A phase2 client which only uses the new message types, reverting the increased bandwidth usage to normal, and the fix being completely applied at this point.

It is important to note that phase2 can only be rolled out when at least quorum amount of validators are running phase1, but the more the safer. There is no particular rush to switch to phase2, other than the community need to have the issue fixed.

Also, it is not necessary to have different version patches, since phase2 could easily be activated by a configuration flag or even an admin rpc call.

2. Consensus fork

Deciding a block number where the new message types will be used for Istanbul, marking a clear point in time where the change will be activated. This will mark a clear deadline, prompting operators to upgrade upon the risk of stalling the network if quorum is not reached.

It’s important to note that this is not a chain Hard Fork, but only a consensus fork, and full nodes won’t be even aware that this is happening.


The reason why a mixed approach is not viable is that if we mix old and new RoundChange messages, the still unupdated machines won’t be able to see or understand the new RoundChange messages present in the RoundChangeCertificate.

We would like to hear your input on what you think is the best approach for applying the update.

1 Like

Option 1 sounds lower risk in terms of liveness because there is no risk of stalling the network. Whereas, option 2 risks a stall if a quorum is not reached before the deadline. Is that correct?

That is correct.

And also option 2 gives a clear timeline on when the fix will be completely implemented, while option1 will depend heavily on when the phase1 update is fully delivered, and then waiting for the phase2 to be fully delivered.

So I would probably risk saying that option1 will take longer than option2. So it will take longer to raise the gas limit.

1 Like

What are the risks of taking longer to raise the gas limit?

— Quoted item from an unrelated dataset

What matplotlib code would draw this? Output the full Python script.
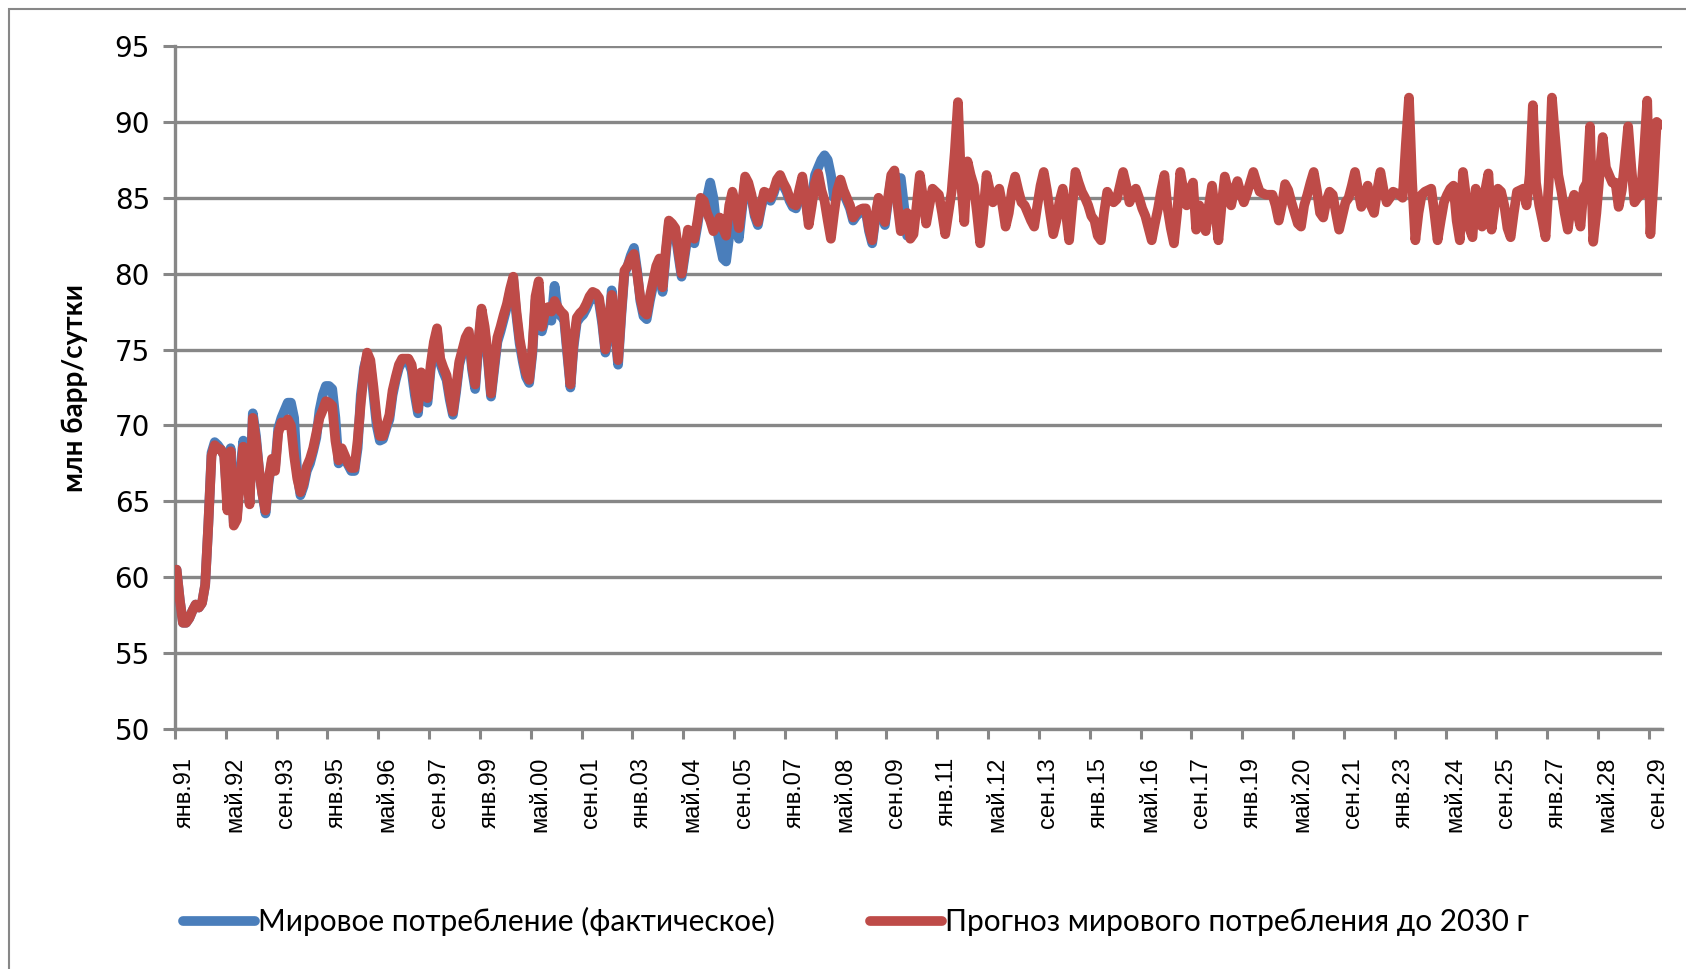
import numpy as np
import matplotlib
matplotlib.use('Agg')
import matplotlib.pyplot as plt
from matplotlib.patches import Rectangle

# tick labels every 16 months, Jan 1991 .. Sep 2029
tick_labels = ['янв.91', 'май.92', 'сен.93', 'янв.95', 'май.96', 'сен.97', 'янв.99', 'май.00',
               'сен.01', 'янв.03', 'май.04', 'сен.05', 'янв.07', 'май.08', 'сен.09', 'янв.11',
               'май.12', 'сен.13', 'янв.15', 'май.16', 'сен.17', 'янв.19', 'май.20', 'сен.21',
               'янв.23', 'май.24', 'сен.25', 'янв.27', 'май.28', 'сен.29']

# monthly forecast, Jan 1991 .. Dec 2029 (one row per year)
forecast = [
    60.5, 58.5, 57.0, 57.0, 57.3, 57.8, 58.2, 58.0, 58.3, 59.5, 63.5, 68.0,  # 1991
    68.7, 68.5, 68.4, 68.0, 64.4, 68.3, 63.4, 63.8, 66.5, 68.6, 67.0, 64.8,  # 1992
    70.5, 69.0, 67.0, 65.5, 64.4, 66.5, 67.8, 67.0, 69.5, 70.2, 70.0, 70.4,  # 1993
    70.0, 68.0, 66.5, 65.6, 66.2, 67.3, 67.8, 68.5, 69.5, 70.5, 71.0, 71.6,  # 1994
    71.5, 71.3, 69.0, 67.7, 68.5, 68.0, 67.5, 67.2, 67.2, 69.0, 71.5, 73.5,  # 1995
    74.8, 74.3, 72.5, 70.5, 69.3, 69.3, 70.0, 70.7, 72.3, 73.2, 74.0, 74.4,  # 1996
    74.4, 74.4, 74.0, 72.5, 71.1, 73.5, 72.5, 71.8, 74.0, 75.5, 76.4, 74.4,  # 1997
    73.8, 73.3, 72.0, 70.9, 72.5, 74.2, 75.0, 75.8, 76.2, 74.0, 72.7, 75.5,  # 1998
    77.7, 76.5, 74.6, 72.1, 74.0, 75.8, 76.5, 77.3, 78.0, 79.0, 79.8, 77.5,  # 1999
    75.7, 74.5, 73.5, 73.0, 75.0, 78.5, 79.5, 76.5, 77.5, 77.8, 77.5, 78.2,  # 2000
    77.8, 77.5, 77.3, 75.0, 72.7, 75.5, 77.1, 77.4, 77.6, 78.0, 78.5, 78.8,  # 2001
    78.7, 78.4, 77.0, 75.0, 76.5, 78.6, 76.5, 74.3, 77.5, 80.2, 80.5, 81.0,  # 2002
    81.3, 80.0, 78.4, 77.5, 77.3, 78.5, 79.5, 80.5, 81.0, 79.1, 81.5, 83.5,  # 2003
    83.3, 83.0, 81.5, 80.0, 81.5, 82.9, 82.6, 82.3, 83.5, 85.0, 84.8, 84.0,  # 2004
    83.5, 82.8, 83.2, 83.7, 83.0, 82.5, 84.5, 85.4, 84.5, 83.0, 84.5, 86.4,  # 2005
    86.0, 85.2, 84.0, 83.4, 84.5, 85.4, 85.3, 85.0, 85.5, 86.2, 86.5, 86.0,  # 2006
    85.6, 85.0, 84.6, 84.5, 85.5, 86.4, 85.0, 83.2, 84.5, 86.0, 86.6, 85.5,  # 2007
    84.8, 83.5, 82.3, 84.0, 85.5, 86.2, 85.5, 85.0, 84.5, 83.7, 84.0, 84.2,  # 2008
    84.3, 84.3, 83.0, 82.2, 83.8, 85.0, 84.2, 83.4, 85.0, 86.5, 86.8, 84.5,  # 2009
    82.8, 83.5, 84.0, 82.3, 82.6, 84.5, 86.5, 85.0, 83.3, 84.5, 85.6, 85.4,  # 2010
    85.2, 84.0, 82.6, 84.0, 85.4, 88.0, 91.3, 86.0, 83.4, 87.4, 86.5, 85.8,  # 2011
    84.0, 82.0, 84.0, 86.5, 85.5, 84.7, 85.2, 85.6, 84.5, 83.1, 84.0, 85.5,  # 2012
    86.4, 85.5, 84.7, 84.5, 84.0, 83.5, 83.1, 84.5, 85.8, 86.7, 85.5, 84.0,  # 2013
    82.6, 83.5, 84.8, 85.6, 84.0, 82.2, 84.5, 86.7, 86.0, 85.4, 85.0, 84.5,  # 2014
    83.8, 83.5, 82.5, 82.2, 84.0, 85.4, 85.0, 84.7, 84.9, 85.8, 86.7, 85.8,  # 2015
    84.7, 85.2, 85.6, 85.0, 84.3, 83.8, 83.0, 82.2, 83.3, 84.3, 85.5, 86.5,  # 2016
    84.3, 83.0, 82.0, 84.0, 86.7, 85.5, 84.5, 85.5, 86.0, 82.9, 84.5, 83.5,  # 2017
    82.8, 84.5, 85.8, 84.0, 82.2, 84.5, 86.4, 85.5, 84.5, 85.5, 86.1, 85.3,  # 2018
    84.7, 85.3, 86.0, 86.7, 86.0, 85.4, 85.3, 85.2, 85.2, 85.2, 84.5, 83.5,  # 2019
    84.5, 85.9, 85.5, 84.7, 84.0, 83.3, 83.1, 84.5, 85.2, 86.0, 86.7, 85.5,  # 2020
    84.0, 83.7, 84.8, 85.4, 85.2, 84.0, 82.9, 83.8, 84.7, 85.0, 85.8, 86.7,  # 2021
    85.5, 84.4, 85.0, 85.8, 84.5, 84.0, 85.5, 86.7, 85.5, 84.7, 85.0, 85.4,  # 2022
    85.3, 85.2, 85.0, 88.5, 91.6, 86.0, 82.2, 84.0, 85.2, 85.4, 85.5, 85.6,  # 2023
    84.0, 82.2, 83.5, 84.7, 85.2, 85.6, 85.8, 83.5, 82.2, 86.7, 85.0, 83.0,  # 2024
    82.4, 85.6, 84.5, 83.1, 85.5, 86.6, 82.9, 84.5, 85.6, 85.4, 84.5, 83.0,  # 2025
    82.4, 84.0, 85.4, 85.5, 85.6, 84.5, 86.5, 91.1, 86.0, 84.5, 83.5, 82.4,  # 2026
    86.0, 91.6, 89.0, 86.5, 85.4, 84.0, 82.9, 84.5, 85.2, 84.0, 83.1, 85.6,  # 2027
    86.0, 89.7, 82.1, 84.0, 86.5, 89.0, 87.0, 86.5, 86.0, 86.0, 84.4, 85.5,  # 2028
    87.5, 89.7, 87.0, 84.7, 85.0, 85.2, 88.0, 91.4, 82.6, 86.0, 90.0, 89.8,  # 2029
]

# monthly actual consumption, Jan 1991 .. Mar 2010
actual = [
    60.5, 58.5, 57.0, 57.0, 57.3, 57.8, 58.2, 58.0, 58.3, 59.5, 63.5, 68.2,  # 1991
    68.9, 68.7, 68.4, 68.0, 65.0, 68.5, 63.6, 64.0, 67.0, 69.0, 67.2, 65.0,  # 1992
    70.8, 69.3, 67.0, 65.5, 64.2, 66.3, 67.6, 67.2, 69.8, 70.5, 71.0, 71.5,  # 1993
    71.5, 70.5, 66.8, 65.4, 66.0, 67.0, 67.5, 68.3, 69.2, 71.0, 72.0, 72.6,  # 1994
    72.6, 72.4, 70.5, 67.5, 68.3, 67.8, 67.4, 67.0, 67.0, 68.5, 72.0, 73.8,  # 1995
    74.6, 74.0, 72.0, 70.0, 69.0, 69.1, 69.8, 70.4, 72.0, 73.0, 73.8, 74.2,  # 1996
    74.2, 74.2, 73.6, 72.0, 70.8, 73.2, 72.2, 71.5, 73.7, 75.2, 76.2, 74.1,  # 1997
    73.5, 73.0, 71.7, 70.7, 72.2, 74.0, 74.8, 75.6, 76.0, 73.7, 72.4, 75.2,  # 1998
    77.5, 76.2, 74.3, 71.9, 73.7, 75.5, 76.2, 77.0, 77.8, 78.8, 79.6, 77.2,  # 1999
    75.4, 74.2, 73.2, 72.8, 74.7, 78.2, 79.2, 76.2, 77.0, 77.0, 76.9, 79.2,  # 2000
    77.5, 77.2, 77.0, 74.7, 72.5, 75.2, 76.8, 77.1, 77.3, 77.7, 78.2, 78.5,  # 2001
    78.4, 78.1, 76.7, 74.8, 76.2, 78.9, 76.2, 74.0, 77.2, 80.0, 80.5, 81.2,  # 2002
    81.7, 80.2, 78.2, 77.2, 77.0, 78.2, 79.2, 80.2, 80.7, 78.8, 81.2, 83.3,  # 2003
    83.1, 82.7, 81.2, 79.8, 81.2, 82.6, 82.3, 82.0, 83.2, 84.7, 84.6, 85.0,  # 2004
    86.0, 85.0, 83.0, 82.0, 81.0, 80.8, 82.5, 85.0, 83.5, 82.3, 84.2, 86.2,  # 2005
    85.8, 85.0, 83.8, 83.2, 84.3, 85.2, 85.1, 84.8, 85.3, 86.0, 86.3, 85.8,  # 2006
    85.4, 84.8, 84.4, 84.3, 85.3, 86.2, 84.8, 83.5, 85.0, 86.5, 87.0, 87.5,  # 2007
    87.8, 87.5, 86.5, 85.0, 85.3, 86.0, 85.3, 84.8, 84.3, 83.5, 83.8, 84.0,  # 2008
    84.1, 84.1, 82.8, 82.0, 83.6, 84.8, 84.0, 83.2, 84.8, 86.3, 86.6, 86.0,  # 2009
    86.3, 84.5, 82.5,                                                        # 2010
]

W, H = 1686, 969
grid_color = '#878787'
blue = '#4a7ebb'
red = '#be4b48'

fig = plt.figure(figsize=(W / 100, H / 100), dpi=100)
ax = fig.add_axes([175 / W, 1 - 729 / H, (1661.5 - 175) / W, (729 - 46) / H])

ax.plot(np.arange(len(actual)), actual, color=blue, lw=7, solid_capstyle='round',
        solid_joinstyle='round', label='Мировое потребление (фактическое)', zorder=3)
ax.plot(np.arange(len(forecast)), forecast, color=red, lw=7, solid_capstyle='round',
        solid_joinstyle='round', label='Прогноз мирового потребления до 2030 г', zorder=4)

ax.set_xlim(-0.5, len(forecast) - 0.5)
ax.set_ylim(50, 95)
ax.set_yticks(range(50, 96, 5))
ax.yaxis.grid(True, color=grid_color, lw=2.4)
ax.set_axisbelow(True)
for s in ['top', 'right']:
    ax.spines[s].set_visible(False)
for s in ['left', 'bottom']:
    ax.spines[s].set_color(grid_color)
    ax.spines[s].set_linewidth(2.4)
    ax.spines[s].set_zorder(2)

ax.tick_params(axis='y', length=9, width=2.2, color=grid_color, pad=9, labelsize=20)

pos = np.arange(0, len(forecast), 16)
ax.set_xticks(pos - 0.5)
ax.set_xticklabels([])
ax.set_xticks(pos + 2.5, minor=True)
ax.set_xticklabels(tick_labels, minor=True, rotation=90, fontsize=17, family='Liberation Sans')
ax.tick_params(axis='x', which='major', length=7, width=2.2, color=grid_color)
ax.tick_params(axis='x', which='minor', length=0, pad=20)

ax.set_ylabel('млн барр/сутки', fontsize=20, fontweight='bold', family=['Lato', 'DejaVu Sans'],
              labelpad=19)

fig.legend(loc='center left', bbox_to_anchor=(183 / W, 0.049), ncol=2, frameon=False,
           handlelength=2.4, handletextpad=0.1, columnspacing=3.2, borderpad=0, borderaxespad=0,
           prop={'family': ['Lato', 'DejaVu Sans'], 'size': 21.5})

# chart-area border (only top and left edges are visible)
fig.add_artist(Rectangle((9 / W, -0.1), 1.2, 1.1 - 9 / H, fill=False, ec=grid_color, lw=1.5,
                         transform=fig.transFigure))

fig.savefig('out.png', dpi=100)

Technically speaking, limited to L1 blockchain risks, none probably.

While option 1 sounds less risky, we have done option 2 on previous updates succesfully. If enough time is given it would not be a problem imo. (Also ask every validator to reply to the signal email when upgraded)

Is it possible to techincally check if quorum is reached on Phase1?
Are there any other possible side effects/risks in phase1 besides the increased bandwidth or could there be a negative side effect if Phase2 (admin rpc call) isn’t executed by all validators?

I think the gas limit being high make this more likely to occur, but I have a hunch that with the right kind of “grinder” contract, even with current block gas limit, I can make enough validator machines stall to the point where they start missing rounds, and can hit the same stall.

Think of the gas limit as this:

  • theres a budget for how many EVM bytecodes u can run for a given budget in the block
  • high gas limit mean i can run a LOT of operations that make validator slow down and miss round
  • if gas limit lower, I need to be more specific about which bytecode I pick and choose pathologically mis-priced EVM bytecodes like SSTORE and SSLOAD to randomized addresses to really grind the block storage on the validator

So, i don’t necessarily think we’re fully safe right now on mainnet TBH.

@diwu1989 that could be an attack to performance, not to liveness. if it takes longer to execute a block, then it might get to round 3 or 4 before it gets accepted, which is bad, but not a stall scenario. And it gets fixed by changing gas costs on for example cold storage reads (which has its specific gas cost)

And a reminder that if you actually have instructions for a vulnerability that can be exploited to stall the network, maybe posting it in the public forum is not the best way to go :slight_smile: Of course discussing issues or possible problems with future configuration is very welcomed! But a more private approach is usually used for these kind of things, at least until fix or confirmation that it’s a non-issue.

Yeah ur right, when baklava is back healthy and ready for stress testing, I’ll stress test it with various workloads for us privately. Thanks.

2 Likes

Given that we’re in/coming up on vacation season for many parts of the world, Tessellated Geometry would rather rip the bandaid off and just do it in #2. I believe C-Labs or the Foundation circulated a validator contact form to entities, so it should be easy to coordinate quorum in a non-emergency situation.

I realize we had trouble doing this on Baklava, but I’d be inclined to think that it has more to do with low stakes for whether or not that network is operating (as opposed to mainnet where there are real financial penalties if the network comes up and your node isn’t live).

1 Like

I think I like more the Consensus fork (2), in the past hard-fork were implemented with no node staying behind in the desired block. It would probably make the implementation easier and preventing bugs (and testing) from supporting both messages at the same time.

What about making this a new p2p.Protocol? (istabul 68) It would be almost exactly the same as the current (istanbul 67) protocol except that it would encode the consensus messages in a more efficient manner. Then nodes would run both protocols and through the inbuilt protocol negotiation, each peer to peer connection would run the latest protocol supported by both sides.

This is somewhat like the “Two phase rollout” suggestion except that it avoids increasing the bandwidth and it doesn’t require a second phase in order to enact the fix, instead the network will move towards a complete fix in a transparent manner as validators update.

This would work for the Round change messages, but not for the Round Change certificate.

Imagine the scenario where exactly 50% of the validators have upgraded.

  1. The proposer of the current round does not propose (may be down, delayed, or whatever).
  2. Everyone sends a round change message.
  3. The new proposer is in the 68 (new) protocol. It will receive 50% of round change messages in the new format, and 50% in the old format.

How does it create the Round Change Certificate for the old protocol? If it doesn’t have the old messages, it can’t, since the (old) RCC needs at least quorum Round Change (old) messages. This stalls the network since a new RCC can never be created.

This is the reason for having to send both, to be able to craft both old and new RCC messages with quorum. (Granted, a more careful approach could only send the double message to the new ones, but it’s mostly the same).

Given the replies we will go with the consensus fork approach. I’ll notify in discord when we start testing it, and then we’ll discuss dates.

I think option 1 seems more safe and decentralized way.